The NSE Nifty 50 index has experienced significant volatility over recent trading sessions, driven primarily by key events in the United States. Over the past week, the index has fluctuated between gains and losses of around 1% in each session, creating a rollercoaster for investors, with moods swinging from bullish to bearish. This volatility comes amid broader declines; over the last six weeks, Nifty 50 has plunged by over 9%—more than 2,400 points—from its peak of 26,277 on September 27, 2024.
India VIX, the volatility index that gauges market fear, saw a slight increase, closing 0.5% higher at 14.94 on Thursday. With the VIX level remaining below 15, some analysts see room for sustained bullish momentum, as lower volatility can foster buying interest. Here’s a deeper look at how market experts from leading brokerage firms interpret this recent market volatility and their expectations for the Nifty 50 and Bank Nifty indices in the near term.
Jatin Gedia – technical research analyst at sharekhan by BNP paribas
Jatin Gedia observes that on the daily charts, Nifty has encountered selling pressure from the upper boundary of a falling channel. However, the daily momentum indicator has shown a positive crossover, which signals a potential “Buy” setup, with Nifty trading near crucial hourly moving averages around the support level.
“We maintain our bullish outlook for the Nifty in the short term, with a target of 25,350. On the downside, 24,000 is a key support level,” Gedia explained. As for Bank Nifty, which faced resistance at the 52,500 mark, he noted that while profit booking occurred, it managed to hold on to its support zone of 51,750–51,650. Gedia expects Bank Nifty’s trend to remain sideways to bullish in the near term.
Hrishikesh Yedve – AVP, technical and derivatives research at Asit C. Mehta investment intermediates (A Pantomath Group Company)
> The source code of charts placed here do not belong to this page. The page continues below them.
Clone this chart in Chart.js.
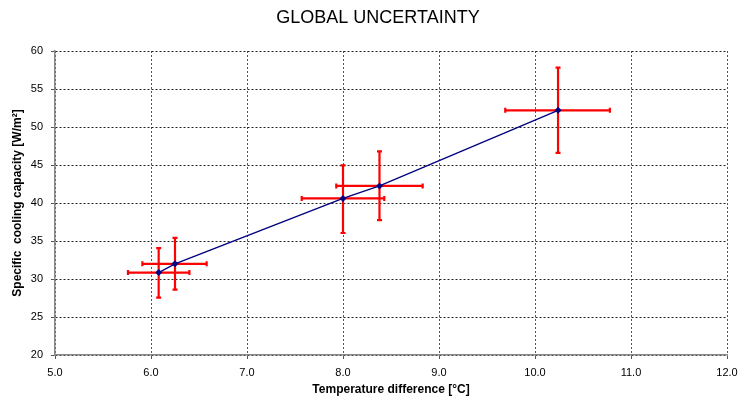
<!DOCTYPE html>
<html>
<head>
<meta charset="utf-8">
<script src="https://cdn.jsdelivr.net/npm/chart.js@4/dist/chart.umd.min.js"></script>
<style>
  html, body { margin: 0; padding: 0; background: #fff; }
  #wrap { width: 741px; height: 403px; }
</style>
</head>
<body>
<div id="wrap"><canvas id="c" width="741" height="403"></canvas></div>
<script>
// ---- Data ----
const titleText = 'GLOBAL UNCERTAINTY';
const xTitle = 'Temperature difference [°C]';
const yTitle = 'Specific  cooling capacity [W/m²]';

const tempDiff   = [6.08, 6.25, 8.00, 8.38, 10.24];
const coolingCap = [30.85, 32.0, 40.6, 42.25, 52.2];

const tempLow   = [5.76, 5.91, 7.57, 7.93, 9.69];
const tempHigh  = [6.40, 6.58, 8.43, 8.83, 10.78];
const coolLow   = [27.55, 28.6, 36.05, 37.75, 46.6];
const coolHigh  = [34.05, 35.4, 44.95, 46.8, 57.8];

const xTickMin = 5, xTickMax = 12, xTickStep = 1;
const yTickMin = 20, yTickMax = 60, yTickStep = 5;

const points = tempDiff.map((x, i) => ({ x: x, y: coolingCap[i] }));

// Error bar plugin: uses the chart's own scales
const errorBars = {
  id: 'errorBars',
  beforeDatasetsDraw(chart) {
    const { ctx, scales: { x, y } } = chart;
    ctx.save();
    ctx.strokeStyle = '#ff0000';
    ctx.lineWidth = 2.2;
    ctx.lineCap = 'butt';
    const cap = 2.5;
    for (let i = 0; i < tempDiff.length; i++) {
      const px = x.getPixelForValue(tempDiff[i]);
      const py = y.getPixelForValue(coolingCap[i]);
      const xl = x.getPixelForValue(tempLow[i]);
      const xh = x.getPixelForValue(tempHigh[i]);
      const yl = y.getPixelForValue(coolLow[i]);
      const yh = y.getPixelForValue(coolHigh[i]);
      ctx.beginPath();
      ctx.moveTo(xl, py); ctx.lineTo(xh, py);
      ctx.moveTo(xl, py - cap); ctx.lineTo(xl, py + cap);
      ctx.moveTo(xh, py - cap); ctx.lineTo(xh, py + cap);
      ctx.moveTo(px, yl); ctx.lineTo(px, yh);
      ctx.moveTo(px - cap, yl); ctx.lineTo(px + cap, yl);
      ctx.moveTo(px - cap, yh); ctx.lineTo(px + cap, yh);
      ctx.stroke();
    }
    ctx.restore();
  }
};

const FONT = "'Liberation Sans', Arial, sans-serif";

new Chart(document.getElementById('c'), {
  type: 'scatter',
  data: {
    datasets: [{
      data: points,
      showLine: true,
      borderColor: '#000080',
      borderWidth: 1.4,
      backgroundColor: '#000080',
      pointStyle: 'rectRot',
      pointRadius: 3.5,
      pointBorderWidth: 0,
      pointBackgroundColor: '#000080'
    }]
  },
  options: {
    responsive: false,
    animation: false,
    devicePixelRatio: 1,
    layout: { padding: { left: 29, right: 14, top: 0, bottom: 0 } },
    plugins: {
      legend: { display: false },
      tooltip: { enabled: false },
      title: {
        display: true,
        text: titleText,
        color: '#000',
        font: { family: FONT, size: 18, weight: 'normal', lineHeight: 1.2 },
        padding: { top: 7, bottom: 22.4 }
      }
    },
    scales: {
      x: {
        type: 'linear',
        min: xTickMin, max: xTickMax,
        afterFit(s) { s.height = 48; s.paddingRight = 0; s.paddingLeft = 0; },
        ticks: {
          stepSize: xTickStep,
          color: '#000',
          font: { family: FONT, size: 11 },
          padding: 7,
          maxRotation: 0,
          callback: v => Number(v).toFixed(1)
        },
        grid: {
          color: '#555',
          lineWidth: 1,
          tickLength: 4,
          tickColor: '#555'
        },
        border: { display: true, color: '#888', width: 1.5, dash: [2, 2] },
        title: {
          display: true,
          text: xTitle,
          color: '#000',
          font: { family: FONT, size: 12, weight: 'bold', lineHeight: 1.2 },
          padding: { top: 0, bottom: 6 }
        }
      },
      y: {
        type: 'linear',
        min: yTickMin, max: yTickMax,
        afterFit(s) { s.width = 26; },
        ticks: {
          stepSize: yTickStep,
          color: '#000',
          font: { family: FONT, size: 11 },
          padding: 8
        },
        grid: {
          color: '#222',
          lineWidth: 1,
          tickLength: 4,
          tickColor: '#555'
        },
        border: { display: true, color: '#888', width: 1.5, dash: [2, 2] },
        title: {
          display: true,
          text: yTitle,
          color: '#000',
          font: { family: FONT, size: 12, weight: 'bold', lineHeight: 1.2 },
          padding: { top: -18.2, bottom: 0 }
        }
      }
    }
  },
  plugins: [errorBars]
});
</script>
</body>
</html>
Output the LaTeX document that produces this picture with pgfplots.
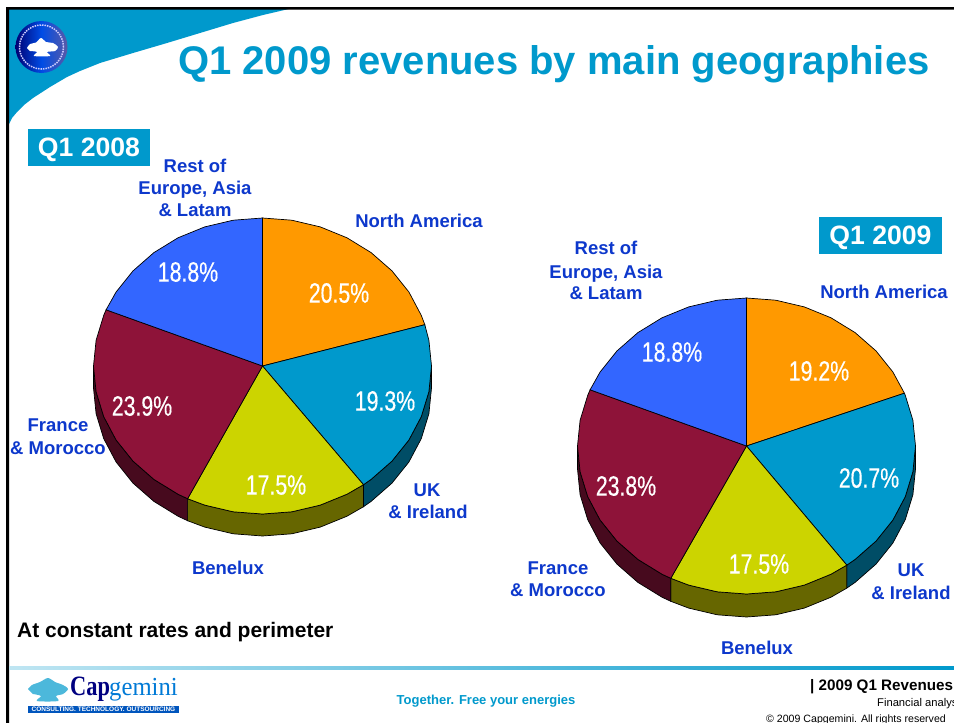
\documentclass[border=0pt]{standalone}
\usepackage{pgfplots}
\pgfplotsset{compat=1.18}
\usepackage{fontspec}
\setmainfont{Liberation Sans}
\newfontfamily\pct[FakeStretch=0.76,FakeBold=0.4]{Liberation Sans}
\newfontfamily\lgsa[FakeStretch=0.8]{Liberation Serif}
\newfontfamily\lgsb[FakeStretch=0.95]{Liberation Serif}
\definecolor{capblue}{RGB}{0,153,204}
\definecolor{lab}{RGB}{13,56,204}
\definecolor{na}{RGB}{255,153,0}
\definecolor{uk}{RGB}{0,153,204}
\definecolor{be}{RGB}{204,212,0}
\definecolor{fr}{RGB}{142,19,57}
\definecolor{re}{RGB}{51,102,255}
\definecolor{uks}{RGB}{0,77,102}
\definecolor{bes}{RGB}{102,102,0}
\definecolor{frs}{RGB}{71,10,30}
\newcommand{\lb}[4][lab]{\node[anchor=base,text=#1,font=\fontsize{18.5}{20}\selectfont\bfseries,inner sep=0pt] at (axis cs:#2,#3) {#4};}
\newcommand{\pc}[3]{\node[anchor=center,text=white,font=\fontsize{28}{30}\pct,inner sep=0pt] at (axis cs:#1,#2) {#3};}
\begin{document}
\begin{tikzpicture}
\path[use as bounding box,clip] (0,0) rectangle (954pt,723pt);
\fill[white] (0,0) rectangle (954pt,723pt);
\begin{axis}[at={(0,0)},anchor=south west,scale only axis,width=954pt,height=723pt,
  xmin=0,xmax=954,ymin=0,ymax=723,y dir=reverse,hide axis,clip=false]
% header swoosh
\addplot[fill=capblue,draw=none] coordinates {(9,8)(293,8)(263,15)(233,23)(200,33)(167,43)(133,53)(100,63)(80,71)(67,77)(50,87)(33,98)(24,105)(17,112)(12,118)(9,124)} -- cycle;
% frame
\addplot[fill=black,draw=none] coordinates {(6,7)(954,7)(954,9.5)(9,9.5)(9,723)(6,723)} -- cycle;
% footer rule
\addplot[draw=none,left color=capblue!25,right color=capblue] coordinates {(9,666.5)(954,666.5)(954,669.5)(9,669.5)} -- cycle;
% emblem
\shade[left color=blue!45!black,right color=gray!70!blue,middle color=blue!50!capblue] (axis cs:41.5,47) circle [radius=26pt];
\draw[white!80!blue,densely dotted,line width=1.5pt] (axis cs:41.5,47) circle [radius=22pt];
\addplot[fill=white,draw=none,smooth] coordinates {(27,48)(30,44)(36,42.5)(41,38)(46,42)(53,43)(58,47)(55,51)(47,52)(50,56)(34,56)(37,52)(30,51)} -- cycle;
% title
\node[anchor=base west,text=capblue,font=\fontsize{40}{44}\selectfont\bfseries,inner sep=0pt] at (axis cs:178,74) {Q1 2009 revenues by main geographies};
% period boxes
\addplot[fill=capblue,draw=none] coordinates {(28,129)(150,129)(150,165.5)(28,165.5)} -- cycle;
\addplot[fill=capblue,draw=none] coordinates {(819,217)(942,217)(942,254)(819,254)} -- cycle;
\node[anchor=base,text=white,font=\fontsize{26.6}{28}\selectfont\bfseries,inner sep=0pt] at (axis cs:89,156) {Q1 2008};
\node[anchor=base,text=white,font=\fontsize{26.6}{28}\selectfont\bfseries,inner sep=0pt] at (axis cs:880.5,244) {Q1 2009};
% ---- left pie: sides
\addplot[fill=uks,draw=black,line width=0.7pt] coordinates {(431.5,366)(428.9,391.7)(421.3,416.6)(408.9,440)(392,461.1)(371.1,479.4)(363.5,484.7)(363.5,506.7)(371.1,501.4)(392,483.1)(408.9,462)(421.3,438.6)(428.9,413.7)(431.5,388)} -- cycle;
\addplot[fill=bes,draw=black,line width=0.7pt] coordinates {(363.5,484.7)(347,494.2)(320.3,505.1)(291.8,511.8)(262.5,514)(233.2,511.8)(204.7,505.1)(187.6,498.7)(187.6,520.7)(204.7,527.1)(233.2,533.8)(262.5,536)(291.8,533.8)(320.3,527.1)(347,516.2)(363.5,506.7)} -- cycle;
\addplot[fill=frs,draw=black,line width=0.7pt] coordinates {(187.6,498.7)(178,494.2)(153.9,479.4)(133,461.1)(116.1,440)(103.7,416.6)(96.1,391.7)(93.5,366)(93.5,388)(96.1,413.7)(103.7,438.6)(116.1,462)(133,483.1)(153.9,501.4)(178,516.2)(187.6,520.7)} -- cycle;
% left pie: top
\addplot[fill=na,draw=black,line width=0.7pt] coordinates {(262.5,366)(262.5,218)(291.8,220.2)(320.3,226.9)(347,237.8)(371.1,252.6)(392,270.9)(408.9,292)(421.3,315.4)(424.8,324.7)} -- cycle;
\addplot[fill=uk,draw=black,line width=0.7pt] coordinates {(262.5,366)(424.8,324.7)(428.9,340.3)(431.5,366)(428.9,391.7)(421.3,416.6)(408.9,440)(392,461.1)(371.1,479.4)(363.5,484.7)} -- cycle;
\addplot[fill=be,draw=black,line width=0.7pt] coordinates {(262.5,366)(363.5,484.7)(347,494.2)(320.3,505.1)(291.8,511.8)(262.5,514)(233.2,511.8)(204.7,505.1)(187.6,498.7)} -- cycle;
\addplot[fill=fr,draw=black,line width=0.7pt] coordinates {(262.5,366)(187.6,498.7)(178,494.2)(153.9,479.4)(133,461.1)(116.1,440)(103.7,416.6)(96.1,391.7)(93.5,366)(96.1,340.3)(103.7,315.4)(106.1,309.8)} -- cycle;
\addplot[fill=re,draw=black,line width=0.7pt] coordinates {(262.5,366)(106.1,309.8)(116.1,292)(133,270.9)(153.9,252.6)(178,237.8)(204.7,226.9)(233.2,220.2)(262.5,218)} -- cycle;
% ---- right pie: sides
\addplot[fill=uks,draw=black,line width=0.7pt] coordinates {(915.5,446)(912.9,471.7)(905.3,496.6)(892.9,520)(876,541.1)(855.1,559.4)(846.8,565.1)(846.8,588.1)(855.1,582.4)(876,564.1)(892.9,543)(905.3,519.6)(912.9,494.7)(915.5,469)} -- cycle;
\addplot[fill=bes,draw=black,line width=0.7pt] coordinates {(846.8,565.1)(831,574.2)(804.3,585.1)(775.8,591.8)(746.5,594)(717.2,591.8)(688.7,585.1)(670.8,578.3)(670.8,601.3)(688.7,608.1)(717.2,614.8)(746.5,617)(775.8,614.8)(804.3,608.1)(831,597.2)(846.8,588.1)} -- cycle;
\addplot[fill=frs,draw=black,line width=0.7pt] coordinates {(670.8,578.3)(662,574.2)(637.9,559.4)(617,541.1)(600.1,520)(587.7,496.6)(580.1,471.7)(577.5,446)(577.5,469)(580.1,494.7)(587.7,519.6)(600.1,543)(617,564.1)(637.9,582.4)(662,597.2)(670.8,601.3)} -- cycle;
% right pie: top
\addplot[fill=na,draw=black,line width=0.7pt] coordinates {(746.5,446)(746.5,298)(775.8,300.2)(804.3,306.9)(831,317.8)(855.1,332.6)(876,350.9)(892.9,372)(904.4,393.2)} -- cycle;
\addplot[fill=uk,draw=black,line width=0.7pt] coordinates {(746.5,446)(904.4,393.2)(905.3,395.4)(912.9,420.3)(915.5,446)(912.9,471.7)(905.3,496.6)(892.9,520)(876,541.1)(855.1,559.4)(846.8,565.1)} -- cycle;
\addplot[fill=be,draw=black,line width=0.7pt] coordinates {(746.5,446)(846.8,565.1)(831,574.2)(804.3,585.1)(775.8,591.8)(746.5,594)(717.2,591.8)(688.7,585.1)(670.8,578.3)} -- cycle;
\addplot[fill=fr,draw=black,line width=0.7pt] coordinates {(746.5,446)(670.8,578.3)(662,574.2)(637.9,559.4)(617,541.1)(600.1,520)(587.7,496.6)(580.1,471.7)(577.5,446)(580.1,420.3)(587.7,395.4)(590.1,389.8)} -- cycle;
\addplot[fill=re,draw=black,line width=0.7pt] coordinates {(746.5,446)(590.1,389.8)(600.1,372)(617,350.9)(637.9,332.6)(662,317.8)(688.7,306.9)(717.2,300.2)(746.5,298)} -- cycle;
% values
\pc{339}{293}{20.5\%}\pc{385}{401}{19.3\%}\pc{276}{485}{17.5\%}\pc{142}{406}{23.9\%}\pc{188}{272}{18.8\%}
\pc{819}{371}{19.2\%}\pc{869}{478}{20.7\%}\pc{759}{564}{17.5\%}\pc{626}{486}{23.8\%}\pc{672}{352}{18.8\%}
% category labels, left
\lb{195}{172}{Rest of}\lb{195}{194}{Europe, Asia}\lb{195}{216}{\& Latam}
\lb{419}{227}{North America}
\lb{58}{431}{France}\lb{58}{454}{\& Morocco}
\lb{427}{496}{UK}\lb{428}{518}{\& Ireland}
\lb{228}{574}{Benelux}
% category labels, right
\lb{606}{254}{Rest of}\lb{606}{278}{Europe, Asia}\lb{606}{299}{\& Latam}
\lb{884}{298}{North America}
\lb{558}{574}{France}\lb{558}{596}{\& Morocco}
\lb{911}{576}{UK}\lb{911}{599}{\& Ireland}
\lb{757}{654}{Benelux}
% notes and footer
\node[anchor=base west,font=\fontsize{21}{23}\selectfont\bfseries,inner sep=0pt] at (axis cs:17,637) {At constant rates and perimeter};
\node[anchor=base,text=capblue,font=\fontsize{13}{15}\selectfont\bfseries,inner sep=0pt] at (axis cs:486,704) {Together. Free your energies};
\node[anchor=base west,font=\fontsize{15.2}{16}\selectfont\bfseries,inner sep=0pt] at (axis cs:810,690) {| 2009 Q1 Revenues};
\node[anchor=base west,font=\fontsize{11.2}{12}\selectfont,inner sep=0pt] at (axis cs:877,706) {Financial analysts};
\node[anchor=base west,font=\fontsize{10.6}{12}\selectfont,inner sep=0pt] at (axis cs:766,722) {© 2009 Capgemini. All rights reserved};
% company logo
\addplot[fill=capblue!70,draw=none,smooth] coordinates {(28,689)(32,685)(40,682)(48,678)(55,682)(63,685)(68,689)(63,694)(56,696)(58,701)(37,701)(41,696)(33,694)} -- cycle;
\node[anchor=base west,text=blue!50!black,font=\fontsize{28}{29}\lgsa\bfseries,inner sep=0pt] at (axis cs:70,695) {Cap};
\node[anchor=base west,text=capblue!80!blue,font=\fontsize{26}{27}\lgsb,inner sep=0pt] at (axis cs:109,695) {gemini};
\addplot[fill=blue!35!capblue!85!black,draw=none] coordinates {(28,706)(179,706)(179,713)(28,713)} -- cycle;
\node[anchor=center,text=white,font=\fontsize{6.5}{7}\selectfont\bfseries,inner sep=0pt] at (axis cs:103.5,709.5) {CONSULTING. TECHNOLOGY. OUTSOURCING};
\end{axis}
\end{tikzpicture}
\end{document}
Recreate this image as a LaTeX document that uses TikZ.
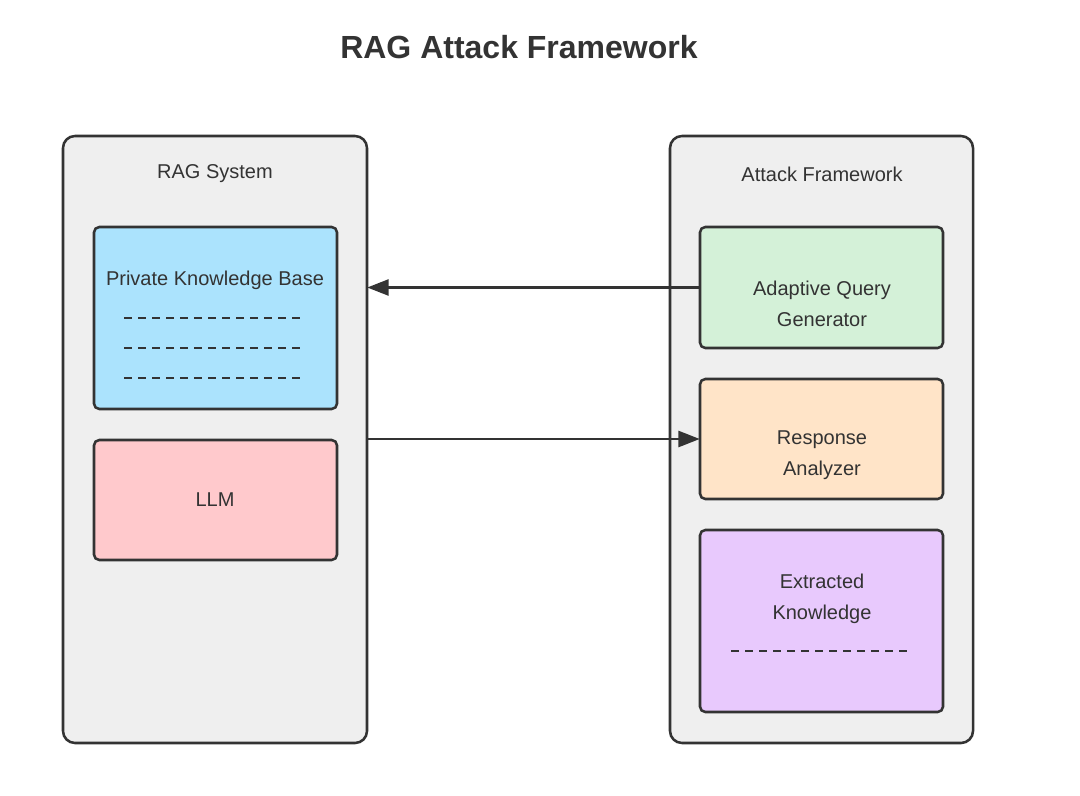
\documentclass[tikz,border=0pt]{standalone}
\usepackage{fontspec}
\setmainfont{Liberation Sans}
\usetikzlibrary{arrows.meta}
\definecolor{edge}{HTML}{333333}
\definecolor{contfill}{HTML}{EFEFEF}
\definecolor{blue1}{HTML}{ABE3FD}
\definecolor{red1}{HTML}{FFC9CC}
\definecolor{green1}{HTML}{D4F1D8}
\definecolor{orange1}{HTML}{FFE4C8}
\definecolor{purple1}{HTML}{E8C9FD}
\begin{document}
\begin{tikzpicture}[x=0.75pt,y=-0.75pt,
  cont/.style={draw=edge,fill=contfill,line width=1.9pt,rounded corners=9pt},
  box/.style={draw=edge,line width=1.9pt,rounded corners=4pt},
  lbl/.style={text=edge,font=\fontsize{15}{23}\selectfont,align=center},
  dsh/.style={draw=edge,line width=0.8pt,dash pattern=on 6pt off 4.5pt},
  arr/.style={draw=edge,line width=1.9pt,-{Triangle[length=16pt,width=12pt]}}]
\useasboundingbox (0,0) rectangle (1080,795);
\node[text=edge,font=\bfseries\fontsize{24}{28}\selectfont] (title) at (519,47) {RAG Attack Framework};
\draw[cont] (63,136) rectangle (367,743);
\node[inner sep=0,minimum width=304*0.75pt,minimum height=607*0.75pt] (leftc) at (215,439.5) {};
\draw[cont] (670,136) rectangle (973,743);
\node[inner sep=0,minimum width=303*0.75pt,minimum height=607*0.75pt] (rightc) at (821.5,439.5) {};
\node[lbl] (t1) at (215,174) {RAG System};
\node[lbl] (t2) at (822,174) {Attack Framework};
% boxes
\draw[box,fill=blue1] (94,227) rectangle (337,409);
\node[lbl] (pkb) at (215,280) {Private Knowledge Base};
\foreach \y in {318,348,378} \draw[dsh] (124,\y) -- (300,\y);
\draw[box,fill=red1] (94,440) rectangle (337,560);
\node[lbl] (llm) at (215,500) {LLM};
\draw[box,fill=green1] (700,227) rectangle (943,348);
\node[inner sep=0,minimum width=243*0.75pt,minimum height=121*0.75pt] (gen) at (821.5,287.5) {};
\node[lbl] (gent) at (822,304) {Adaptive Query\\Generator};
\draw[box,fill=orange1] (700,379) rectangle (943,499);
\node[inner sep=0,minimum width=243*0.75pt,minimum height=120*0.75pt] (ana) at (821.5,439) {};
\node[lbl] (anat) at (822,455) {Response\\Analyzer};
\draw[box,fill=purple1] (700,530) rectangle (943,712);
\node[lbl] (ext) at (822,599) {Extracted\\Knowledge};
\draw[dsh] (731,651) -- (907,651);
% arrows
\draw[arr] (gen.west) -- (gen.west -| leftc.east);
\draw[arr] (ana.west -| leftc.east) -- (ana.west);
\end{tikzpicture}
\end{document}
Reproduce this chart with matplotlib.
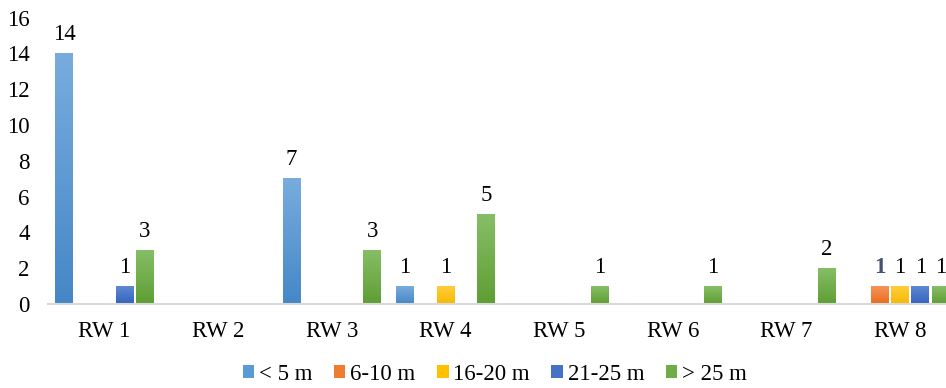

According to Hrishikesh Yedve, the Nifty index formed a red candle on the daily chart, which signals weakness in the immediate term. He points to the 24,500 mark as an initial resistance, with 24,700 acting as a secondary barrier. Despite these hurdles, the Nifty index is showing resilience at the 150-day exponential moving average (DEMA) near 23,990, as well as the recent swing support around 23,800.
In the short term, Yedve expects Nifty to consolidate within the 23,800–24,700 range. He notes that a decisive breakout on either side will likely determine the next directional move. Bank Nifty, meanwhile, has been consolidating within a narrower band of 50,400–52,580 over the past week. While it has formed higher lows, it has yet to clear the critical 52,580 resistance. On the downside, Bank Nifty is finding support near the 150-day DEMA at 50,540. Should the index sustain above 52,580, Yedve suggests that an upward trend could follow.
Aditya Agarwal – Head of derivatives & technical analysis at sanctum wealth
Aditya Agarwal sees the Nifty consolidating between the 24,000 and 24,500 levels in the short term, with no definitive direction. He recommends initiating long positions on dips toward 24,120–24,040 and booking profits on trading longs when the index nears 24,450–24,500.
As for the Bank Nifty, Agarwal observed that it found solid support around 51,750–51,800 on Thursday, followed by a slight pullback. He maintains a positive view on Bank Nifty’s overall structure and suggests that dips toward 51,700–51,500 could be used as a buying opportunity, with targets around 52,350–52,600.
Analyzing the road ahead
With market volatility remaining a key factor, analysts are watching for signals that could provide greater clarity on Nifty’s direction. Events in the US, including interest rate decisions and economic data releases, continue to exert pressure on global markets, creating a ripple effect on Indian equities. However, with India VIX hovering below 15, some experts believe that the market retains the potential for bullish sentiment, as subdued volatility tends to encourage buying activity.
The Nifty 50’s performance over the coming weeks may depend on its ability to hold above critical support levels, as highlighted by technical experts. The levels around 23,800–24,000 for Nifty and 51,700–51,800 for Bank Nifty are viewed as pivotal for the indices’ immediate future. Breaking below these levels could lead to further downside, while sustaining above could foster a renewed uptrend.
The recent Nifty 50 volatility underscores the complexities of current market conditions, as both domestic and global factors shape investor sentiment. Analysts remain cautiously optimistic, with some leaning toward a bullish outlook if Nifty holds above key support levels and volatility stays low. The near-term market landscape will be shaped by how the Nifty and Bank Nifty navigate these critical levels. Investors may consider a strategic approach, balancing buying opportunities on dips with prudent profit-booking at resistance zones, as recommended by the experts.